*Task*. Return the material exactly as supplied, apart from the pictures, which are omitted.

*Provided data*.
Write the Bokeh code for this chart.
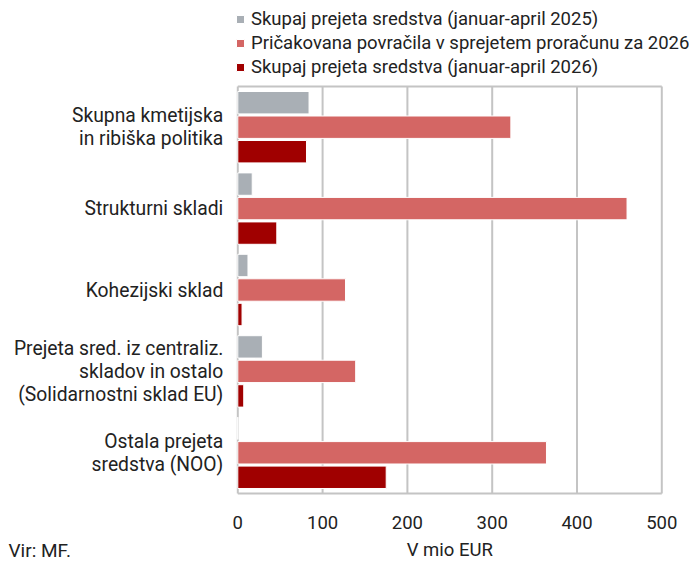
from bokeh.plotting import figure
from bokeh.models import Range1d, Legend, LegendItem
from bokeh.core.properties import value
from bokeh.embed import file_html
from bokeh.resources import INLINE

categories = [
    "Skupna kmetijska\nin ribiška politika",
    "Strukturni skladi",
    "Kohezijski sklad",
    "Prejeta sred. iz centraliz.\nskladov in ostalo\n(Solidarnostni sklad EU)",
    "Ostala prejeta\nsredstva (NOO)",
]
series_names = [
    "Skupaj prejeta sredstva (januar-april 2025)",
    "Pričakovana povračila v sprejetem proračunu za 2026",
    "Skupaj prejeta sredstva (januar-april 2026)",
]
received_2025 = [84, 17, 12, 29, 0]
expected_2026 = [322, 459, 127, 139, 364]
received_2026 = [81, 46, 5, 7, 175]
x_ticks = [0, 100, 200, 300, 400, 500]
x_title = "V mio EUR"
source_note = "Vir: MF."

colors = ["#a9afb5", "#d46664", "#a00000"]
FONT = "Roboto"
FS = "18.5px"
TXT = "#222222"
GRID = "#c4c4c4"

# layout (pixels on the canvas)
W, H = 689, 561
LEFT, RIGHT, TOP, BOTTOM = 237.3, 661.3, 86.0, 493.0
XMAX = 500
n = len(categories)
kx = (RIGHT - LEFT) / XMAX
ky = (BOTTOM - TOP) / n


def ypx(px):
    return n - (px - TOP) / ky


p = figure(width=W, height=H, output_backend="svg", toolbar_location=None,
           x_range=Range1d(-LEFT / kx, XMAX + (W - RIGHT) / kx),
           y_range=Range1d(ypx(H), ypx(0)),
           x_axis_location=None, y_axis_location=None,
           min_border=0, min_border_left=0, min_border_right=0,
           min_border_top=0, min_border_bottom=0)
p.outline_line_color = None
p.xgrid.visible = False
p.ygrid.visible = False

# plot-area grid (vertical lines at the ticks) and box (top / bottom edges)
p.segment(x0=x_ticks, x1=x_ticks, y0=[0] * len(x_ticks), y1=[n] * len(x_ticks),
          line_color=GRID, line_width=2)
p.segment(x0=[x_ticks[0]] * 2, x1=[x_ticks[-1]] * 2, y0=[0, n], y1=[0, n],
          line_color=GRID, line_width=2)

centers = [n - 0.5 - i for i in range(n)]
series = [received_2025, expected_2026, received_2026]
offsets = [0.301, 0.0, -0.301]
renderers = []
for vals, off, col in zip(series, offsets, colors):
    ys = [c + off for c in centers]
    r = p.hbar(y=ys, right=vals, left=0, height=0.275, fill_color=col,
               line_color="white", line_width=1)
    renderers.append(r)

# category labels (left of the plot area)
line_gap = 23 / ky
lx, ly, lt = [], [], []
for cat, c in zip(categories, centers):
    lines = cat.split("\n")
    k = len(lines)
    for j, ln in enumerate(lines):
        lx.append(0)
        ly.append(c + ((k - 1) / 2 - j) * line_gap)
        lt.append(ln)
p.text(x=lx, y=ly, text=lt, x_offset=-14.5, text_align="right", text_baseline="middle",
       text_font=value(FONT), text_font_size=value("19.3px"), text_color=TXT)

# x tick labels
p.text(x=x_ticks, y=[ypx(521.5)] * len(x_ticks), text=[str(t) for t in x_ticks],
       text_align="center", text_baseline="middle",
       text_font=value(FONT), text_font_size=value(FS), text_color=TXT)

# axis title and source
p.text(x=[XMAX / 2], y=[ypx(549)], text=[x_title], text_align="center", text_baseline="middle",
       text_font=value(FONT), text_font_size=value(FS), text_color=TXT)
p.text(x=[0], y=[ypx(550)], text=[source_note], x_offset=8 - LEFT, text_align="left",
       text_baseline="middle", text_font=value(FONT), text_font_size=value("19px"), text_color=TXT)

legend = Legend(items=[LegendItem(label=nm, renderers=[r]) for nm, r in zip(series_names, renderers)],
                location=(235, H - 79), orientation="vertical")
legend.glyph_width = 10
legend.glyph_height = 10
legend.label_height = 24
legend.spacing = 0
legend.padding = 0
legend.margin = 0
legend.label_standoff = 6
legend.border_line_alpha = 0
legend.background_fill_alpha = 0
legend.label_text_font = FONT
legend.label_text_font_size = FS
legend.label_text_color = TXT
p.add_layout(legend)

open("out.html", "w").write(file_html(p, INLINE))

*Output for this task*.
Write the Bokeh code for this chart.
from bokeh.plotting import figure
from bokeh.models import Range1d, Legend, LegendItem
from bokeh.core.properties import value
from bokeh.embed import file_html
from bokeh.resources import INLINE

categories = [
    "Skupna kmetijska\nin ribiška politika",
    "Strukturni skladi",
    "Kohezijski sklad",
    "Prejeta sred. iz centraliz.\nskladov in ostalo\n(Solidarnostni sklad EU)",
    "Ostala prejeta\nsredstva (NOO)",
]
series_names = [
    "Skupaj prejeta sredstva (januar-april 2025)",
    "Pričakovana povračila v sprejetem proračunu za 2026",
    "Skupaj prejeta sredstva (januar-april 2026)",
]
received_2025 = [84, 17, 12, 29, 0]
expected_2026 = [322, 459, 127, 139, 364]
received_2026 = [81, 46, 5, 7, 175]
x_ticks = [0, 100, 200, 300, 400, 500]
x_title = "V mio EUR"
source_note = "Vir: MF."

colors = ["#a9afb5", "#d46664", "#a00000"]
FONT = "Roboto"
FS = "18.5px"
TXT = "#222222"
GRID = "#c4c4c4"

# layout (pixels on the canvas)
W, H = 689, 561
LEFT, RIGHT, TOP, BOTTOM = 237.3, 661.3, 86.0, 493.0
XMAX = 500
n = len(categories)
kx = (RIGHT - LEFT) / XMAX
ky = (BOTTOM - TOP) / n


def ypx(px):
    return n - (px - TOP) / ky


p = figure(width=W, height=H, output_backend="svg", toolbar_location=None,
           x_range=Range1d(-LEFT / kx, XMAX + (W - RIGHT) / kx),
           y_range=Range1d(ypx(H), ypx(0)),
           x_axis_location=None, y_axis_location=None,
           min_border=0, min_border_left=0, min_border_right=0,
           min_border_top=0, min_border_bottom=0)
p.outline_line_color = None
p.xgrid.visible = False
p.ygrid.visible = False

# plot-area grid (vertical lines at the ticks) and box (top / bottom edges)
p.segment(x0=x_ticks, x1=x_ticks, y0=[0] * len(x_ticks), y1=[n] * len(x_ticks),
          line_color=GRID, line_width=2)
p.segment(x0=[x_ticks[0]] * 2, x1=[x_ticks[-1]] * 2, y0=[0, n], y1=[0, n],
          line_color=GRID, line_width=2)

centers = [n - 0.5 - i for i in range(n)]
series = [received_2025, expected_2026, received_2026]
offsets = [0.301, 0.0, -0.301]
renderers = []
for vals, off, col in zip(series, offsets, colors):
    ys = [c + off for c in centers]
    r = p.hbar(y=ys, right=vals, left=0, height=0.275, fill_color=col,
               line_color="white", line_width=1)
    renderers.append(r)

# category labels (left of the plot area)
line_gap = 23 / ky
lx, ly, lt = [], [], []
for cat, c in zip(categories, centers):
    lines = cat.split("\n")
    k = len(lines)
    for j, ln in enumerate(lines):
        lx.append(0)
        ly.append(c + ((k - 1) / 2 - j) * line_gap)
        lt.append(ln)
p.text(x=lx, y=ly, text=lt, x_offset=-14.5, text_align="right", text_baseline="middle",
       text_font=value(FONT), text_font_size=value("19.3px"), text_color=TXT)

# x tick labels
p.text(x=x_ticks, y=[ypx(521.5)] * len(x_ticks), text=[str(t) for t in x_ticks],
       text_align="center", text_baseline="middle",
       text_font=value(FONT), text_font_size=value(FS), text_color=TXT)

# axis title and source
p.text(x=[XMAX / 2], y=[ypx(549)], text=[x_title], text_align="center", text_baseline="middle",
       text_font=value(FONT), text_font_size=value(FS), text_color=TXT)
p.text(x=[0], y=[ypx(550)], text=[source_note], x_offset=8 - LEFT, text_align="left",
       text_baseline="middle", text_font=value(FONT), text_font_size=value("19px"), text_color=TXT)

legend = Legend(items=[LegendItem(label=nm, renderers=[r]) for nm, r in zip(series_names, renderers)],
                location=(235, H - 79), orientation="vertical")
legend.glyph_width = 10
legend.glyph_height = 10
legend.label_height = 24
legend.spacing = 0
legend.padding = 0
legend.margin = 0
legend.label_standoff = 6
legend.border_line_alpha = 0
legend.background_fill_alpha = 0
legend.label_text_font = FONT
legend.label_text_font_size = FS
legend.label_text_color = TXT
p.add_layout(legend)

open("out.html", "w").write(file_html(p, INLINE))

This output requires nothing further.